Former SF Giants manager Bruce Bochy made the right call in choosing Texas

Chicago White Sox v Texas Rangers
Chicago White Sox v Texas Rangers / Tim Heitman/GettyImages

Former SF Giants manager Bruce Bochy came out of retirement to join the Texas Rangers this offseason. He signed up for a team that won just 68 games in 2022, but in a parallel universe, he might have decided to manage the Chicago White Sox after the 2020 season.

Former SF Giants manager Bruce Bochy made the right call in choosing Texas

When Bochy decided to step away from the game after 2019, ending his 13-year run as the Giants' skipper, it felt like he would return to the dugout sooner or later. One opportunity presented itself after the 2020 season - the White Sox.

Chicago reached the playoffs with a 35-25 record in a condensed, 60-game season. They lost to the Oakland A's in the first round of the playoffs, but it felt like they were on an upward trajectory and that their competitive window had opened.

To really push forward, White Sox manager Rick Renteria was dismissed despite leading the White Sox to their first playoff birth since 2008. The White Sox wanted an experienced manager who had the skill to manage a bullpen among other qualities. Oftentimes, bullpen management is the biggest influence a manager can have when the game starts.

Bochy certainly fit that description. He had been known as an excellent bullpen manager with both the Giants and the San Diego Padres. When he had the right pitchers in the bullpen, he knew how to put them in a position to succeed more often than not.

Though, the longtime Giants manager was known as an old-school skipper who relied more on instinct than the analytically-inclined managers of today. While there might be an element of truth to that, Bochy still makes decisions with the numbers in mind. He is excellent at reading what is taking place on the field and adjusting his game plan to that.

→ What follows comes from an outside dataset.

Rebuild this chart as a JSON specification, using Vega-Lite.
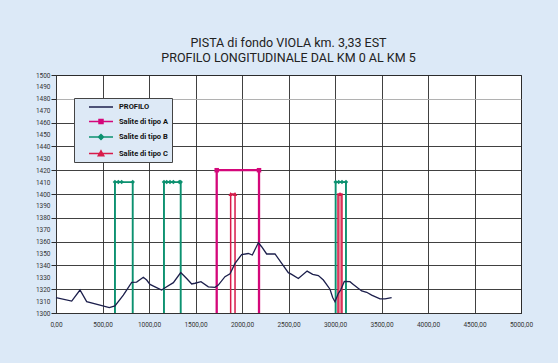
{
  "$schema": "https://vega.github.io/schema/vega-lite/v6.json",
  "width": 465,
  "height": 238,
  "autosize": {"type": "none"},
  "padding": {"left": 56, "top": 75, "right": 37, "bottom": 50},
  "background": "#dce9f7",
  "title": {
    "text": ["PISTA di fondo VIOLA km. 3,33 EST", "PROFILO LONGITUDINALE DAL KM 0 AL KM 5"],
    "font": "Roboto",
    "fontSize": 12.5,
    "fontWeight": "normal",
    "color": "#222222",
    "lineHeight": 15,
    "offset": 8,
    "anchor": "middle"
  },
  "datasets": {
    "profilo": [
      {"serie": "PROFILO", "x": 0, "y": 1313},
      {"serie": "PROFILO", "x": 169, "y": 1310},
      {"serie": "PROFILO", "x": 258, "y": 1319.3},
      {"serie": "PROFILO", "x": 330, "y": 1309.5},
      {"serie": "PROFILO", "x": 473, "y": 1306.7},
      {"serie": "PROFILO", "x": 573, "y": 1304.5},
      {"serie": "PROFILO", "x": 634, "y": 1306},
      {"serie": "PROFILO", "x": 724, "y": 1315},
      {"serie": "PROFILO", "x": 814, "y": 1325.8},
      {"serie": "PROFILO", "x": 867, "y": 1326},
      {"serie": "PROFILO", "x": 939, "y": 1330},
      {"serie": "PROFILO", "x": 975, "y": 1327.7},
      {"serie": "PROFILO", "x": 1011, "y": 1324},
      {"serie": "PROFILO", "x": 1065, "y": 1322},
      {"serie": "PROFILO", "x": 1136, "y": 1319.3},
      {"serie": "PROFILO", "x": 1190, "y": 1322},
      {"serie": "PROFILO", "x": 1262, "y": 1325.5},
      {"serie": "PROFILO", "x": 1341, "y": 1334},
      {"serie": "PROFILO", "x": 1405, "y": 1329},
      {"serie": "PROFILO", "x": 1459, "y": 1324.4},
      {"serie": "PROFILO", "x": 1495, "y": 1325},
      {"serie": "PROFILO", "x": 1559, "y": 1326.3},
      {"serie": "PROFILO", "x": 1638, "y": 1322},
      {"serie": "PROFILO", "x": 1710, "y": 1321.6},
      {"serie": "PROFILO", "x": 1745, "y": 1323.5},
      {"serie": "PROFILO", "x": 1817, "y": 1330.5},
      {"serie": "PROFILO", "x": 1871, "y": 1333},
      {"serie": "PROFILO", "x": 1925, "y": 1341.7},
      {"serie": "PROFILO", "x": 1996, "y": 1349},
      {"serie": "PROFILO", "x": 2068, "y": 1350},
      {"serie": "PROFILO", "x": 2111, "y": 1348.7},
      {"serie": "PROFILO", "x": 2176, "y": 1359},
      {"serie": "PROFILO", "x": 2211, "y": 1355.7},
      {"serie": "PROFILO", "x": 2265, "y": 1349.6},
      {"serie": "PROFILO", "x": 2355, "y": 1349.6},
      {"serie": "PROFILO", "x": 2427, "y": 1341.7},
      {"serie": "PROFILO", "x": 2498, "y": 1333.9},
      {"serie": "PROFILO", "x": 2534, "y": 1332.5},
      {"serie": "PROFILO", "x": 2606, "y": 1329},
      {"serie": "PROFILO", "x": 2700, "y": 1335.2},
      {"serie": "PROFILO", "x": 2760, "y": 1332.5},
      {"serie": "PROFILO", "x": 2821, "y": 1331.4},
      {"serie": "PROFILO", "x": 2875, "y": 1327.7},
      {"serie": "PROFILO", "x": 2946, "y": 1320},
      {"serie": "PROFILO", "x": 2975, "y": 1313},
      {"serie": "PROFILO", "x": 3000, "y": 1309.5},
      {"serie": "PROFILO", "x": 3036, "y": 1316.5},
      {"serie": "PROFILO", "x": 3061, "y": 1319.3},
      {"serie": "PROFILO", "x": 3100, "y": 1326.5},
      {"serie": "PROFILO", "x": 3161, "y": 1326.3},
      {"serie": "PROFILO", "x": 3197, "y": 1324},
      {"serie": "PROFILO", "x": 3287, "y": 1318.5},
      {"serie": "PROFILO", "x": 3341, "y": 1317.4},
      {"serie": "PROFILO", "x": 3394, "y": 1315},
      {"serie": "PROFILO", "x": 3484, "y": 1311.8},
      {"serie": "PROFILO", "x": 3538, "y": 1311.8},
      {"serie": "PROFILO", "x": 3609, "y": 1312.9}
    ],
    "salite": [
      {"serie": "Salite di tipo A", "id": "A1", "o": 0, "x": 1728, "y": 1300},
      {"serie": "Salite di tipo A", "id": "A1", "o": 1, "x": 1728, "y": 1420},
      {"serie": "Salite di tipo A", "id": "A1", "o": 2, "x": 2183, "y": 1420},
      {"serie": "Salite di tipo A", "id": "A1", "o": 3, "x": 2183, "y": 1300},
      {"serie": "Salite di tipo B", "id": "B1", "o": 0, "x": 634, "y": 1300},
      {"serie": "Salite di tipo B", "id": "B1", "o": 1, "x": 634, "y": 1410},
      {"serie": "Salite di tipo B", "id": "B1", "o": 2, "x": 825, "y": 1410},
      {"serie": "Salite di tipo B", "id": "B1", "o": 3, "x": 825, "y": 1300},
      {"serie": "Salite di tipo B", "id": "B2", "o": 0, "x": 1161, "y": 1300},
      {"serie": "Salite di tipo B", "id": "B2", "o": 1, "x": 1161, "y": 1410},
      {"serie": "Salite di tipo B", "id": "B2", "o": 2, "x": 1341, "y": 1410},
      {"serie": "Salite di tipo B", "id": "B2", "o": 3, "x": 1341, "y": 1300},
      {"serie": "Salite di tipo B", "id": "B3", "o": 0, "x": 3007, "y": 1300},
      {"serie": "Salite di tipo B", "id": "B3", "o": 1, "x": 3007, "y": 1410},
      {"serie": "Salite di tipo B", "id": "B3", "o": 2, "x": 3118, "y": 1410},
      {"serie": "Salite di tipo B", "id": "B3", "o": 3, "x": 3118, "y": 1300},
      {"serie": "Salite di tipo C", "id": "C1", "o": 0, "x": 1878, "y": 1300},
      {"serie": "Salite di tipo C", "id": "C1", "o": 1, "x": 1878, "y": 1400},
      {"serie": "Salite di tipo C", "id": "C1", "o": 2, "x": 1925, "y": 1400},
      {"serie": "Salite di tipo C", "id": "C1", "o": 3, "x": 1925, "y": 1300},
      {"serie": "Salite di tipo C", "id": "C2", "o": 0, "x": 3032, "y": 1300},
      {"serie": "Salite di tipo C", "id": "C2", "o": 1, "x": 3032, "y": 1400},
      {"serie": "Salite di tipo C", "id": "C2", "o": 2, "x": 3075, "y": 1400},
      {"serie": "Salite di tipo C", "id": "C2", "o": 3, "x": 3075, "y": 1300}
    ],
    "banda": [
      {"x": 3032, "xe": 3075, "y": 1300, "ye": 1400}
    ],
    "marker": [
      {"serie": "Salite di tipo A", "x": 1728, "y": 1420},
      {"serie": "Salite di tipo A", "x": 2183, "y": 1420},
      {"serie": "Salite di tipo B", "x": 634, "y": 1410},
      {"serie": "Salite di tipo B", "x": 670, "y": 1410},
      {"serie": "Salite di tipo B", "x": 706, "y": 1410},
      {"serie": "Salite di tipo B", "x": 825, "y": 1410},
      {"serie": "Salite di tipo B", "x": 1161, "y": 1410},
      {"serie": "Salite di tipo B", "x": 1190, "y": 1410},
      {"serie": "Salite di tipo B", "x": 1226, "y": 1410},
      {"serie": "Salite di tipo B", "x": 1262, "y": 1410},
      {"serie": "Salite di tipo B", "x": 1326, "y": 1410},
      {"serie": "Salite di tipo B", "x": 1341, "y": 1410},
      {"serie": "Salite di tipo B", "x": 3007, "y": 1410},
      {"serie": "Salite di tipo B", "x": 3040, "y": 1410},
      {"serie": "Salite di tipo B", "x": 3075, "y": 1410},
      {"serie": "Salite di tipo B", "x": 3118, "y": 1410},
      {"serie": "Salite di tipo C", "x": 1878, "y": 1400},
      {"serie": "Salite di tipo C", "x": 1925, "y": 1400},
      {"serie": "Salite di tipo C", "x": 3054, "y": 1400}
    ]
  },
  "encoding": {
    "x": {
      "field": "x", "type": "quantitative",
      "scale": {"domain": [0, 5000], "nice": false, "zero": false},
      "axis": {
        "title": null,
        "values": [0, 500, 1000, 1500, 2000, 2500, 3000, 3500, 4000, 4500, 5000],
        "grid": true,
        "gridColor": "#2b2b2b",
        "gridWidth": 0.9,
        "ticks": false,
        "domainColor": "#333333",
        "labelPadding": 8,
        "labelFont": "Roboto",
        "labelFontSize": 6.5,
        "labelColor": "#333333",
        "labelFlush": false,
        "labelOverlap": false,
        "labelExpr": "replace(format(datum.value, '.2f'), '.', ',')"
      }
    },
    "y": {
      "field": "y", "type": "quantitative",
      "scale": {"domain": [1300, 1500], "nice": false, "zero": false},
      "axis": {
        "title": null,
        "values": [1300, 1310, 1320, 1330, 1340, 1350, 1360, 1370, 1380, 1390, 1400, 1410, 1420, 1430, 1440, 1450, 1460, 1470, 1480, 1490, 1500],
        "format": "d",
        "grid": true,
        "gridOpacity": {"condition": {"test": "datum.value % 20 === 0", "value": 1}, "value": 0},
        "gridColor": {"condition": {"test": "datum.value === 1480", "value": "#a8a8a8"}, "value": "#2b2b2b"},
        "gridWidth": 0.9,
        "ticks": true,
        "tickSize": 5,
        "tickColor": "#2b2b2b",
        "tickOpacity": {"condition": {"test": "datum.value % 20 === 0", "value": 1}, "value": 0},
        "domainColor": "#333333",
        "labelPadding": 1,
        "labelFont": "Roboto",
        "labelFontSize": 6.5,
        "labelColor": "#333333",
        "labelFlush": false,
        "labelOverlap": false,
        "labelBound": false
      }
    }
  },
  "layer": [
    {
      "data": {"name": "banda"},
      "mark": {"type": "rect", "color": "#e58796"},
      "encoding": {
        "x2": {"field": "xe"},
        "y2": {"field": "ye"}
      }
    },
    {
      "data": {"name": "salite"},
      "mark": {"type": "line"},
      "encoding": {
        "detail": {"field": "id"},
        "order": {"field": "o"},
        "color": {"field": "serie", "type": "nominal"},
        "strokeWidth": {
          "field": "serie", "type": "nominal",
          "scale": {"domain": ["Salite di tipo A", "Salite di tipo B", "Salite di tipo C"], "range": [2.3, 1.5, 1.1]},
          "legend": null
        }
      }
    },
    {
      "data": {"name": "marker"},
      "mark": {"type": "point", "filled": true, "opacity": 1},
      "encoding": {
        "color": {"field": "serie", "type": "nominal"},
        "shape": {
          "field": "serie", "type": "nominal",
          "scale": {"domain": ["Salite di tipo A", "Salite di tipo B", "Salite di tipo C"], "range": ["square", "diamond", "triangle-up"]},
          "legend": null
        },
        "size": {"value": 20}
      }
    },
    {
      "data": {"name": "profilo"},
      "mark": {"type": "line", "strokeWidth": 1.3},
      "encoding": {
        "color": {
          "field": "serie", "type": "nominal",
          "scale": {
            "domain": ["PROFILO", "Salite di tipo A", "Salite di tipo B", "Salite di tipo C"],
            "range": ["#1c1f4c", "#d4077a", "#0c9170", "#d81b4a"]
          },
          "legend": {
            "title": null,
            "orient": "none",
            "legendX": 18,
            "legendY": 23,
            "padding": 3,
            "rowPadding": 4.5,
            "fillColor": "#dde9f6",
            "strokeColor": "#444444",
            "symbolSize": 100,
            "symbolStrokeWidth": 1.5,
            "labelOffset": 30,
            "labelFont": "Roboto",
            "labelFontSize": 7.5,
            "labelFontWeight": "bold",
            "labelColor": "#111111",
            "encode": {
              "symbols": {
                "update": {
                  "shape": {"signal": "datum.value === 'PROFILO' ? 'M1.2,0H6' : datum.value === 'Salite di tipo A' ? 'M1.2,0H6M3.2,-0.4H4V0.4H3.2Z' : datum.value === 'Salite di tipo B' ? 'M1.2,0H6M3.6,-0.5L4.1,0L3.6,0.5L3.1,0Z' : 'M1.2,0H6M3.6,-0.55L4.15,0.45H3.05Z'"},
                  "fill": {"scale": "color", "field": "value"},
                  "stroke": {"scale": "color", "field": "value"},
                  "strokeWidth": {"value": 1.5}
                }
              }
            }
          }
        }
      }
    }
  ],
  "config": {
    "view": {"fill": "white", "stroke": "#333333", "strokeWidth": 1},
    "font": "Roboto"
  }
}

So, Bochy would have been an excellent fit for Chicago, right? Well, the ownership leaned heavily into nostalgia by hiring Tony La Russa instead. La Russa had managed the White Sox for the first nine years of his career beginning in 1979. It was reported that Bochy had finished in second place for the gig.

Chicago's loss turned out to be Bochy and Texas' gain. The White Sox thrived to a 93-69 in 2021 while losing to the Houston Astros in the ALDS in four games. It has been a steep decline since then as they went 81-81 last year as La Russa announced his retirement at the end of the year.

Things do not look any better as the White Sox have a 47-69 record in a weak AL Central. There have been questions about the team's leadership as they look to begin what could be a lengthy rebuild.

On the other hand, Bochy has evidently made an excellent decision by joining the Rangers. On the surface, it did not appear that way as they finished in fourth place in the AL West. However, the 26-year veteran knew that Texas had a farm system that would soon feed the major league roster and an ownership group that signaled that they were willing to spend.

Both Marcus Semien and Corey Seager agreed to lucrative deals in the year before Bochy's arrival. Since then, they have added Jacob deGrom (who is on the injured list) and Max Scherzer. There is plenty of star talent on the roster and a manager who has had a lot of success on the baseball field.

The Rangers have a 68-47 record while sitting in first place in the AL West. Bochy has added to his Hall of Fame résumé by surpassing both Leo Durocher (2,008) and Walter Alston (2,040) on the all-time wins list by a manager. He sits in 10th place on that list and should pass a handful of managers before his three-year deal expires.

Bochy is back in San Francisco as the Giants face off against the Rangers for a three-game series this weekend. He looks to be in a great position and the early returns from his new role look promising as it appears that Texas' competitive window has just opened up.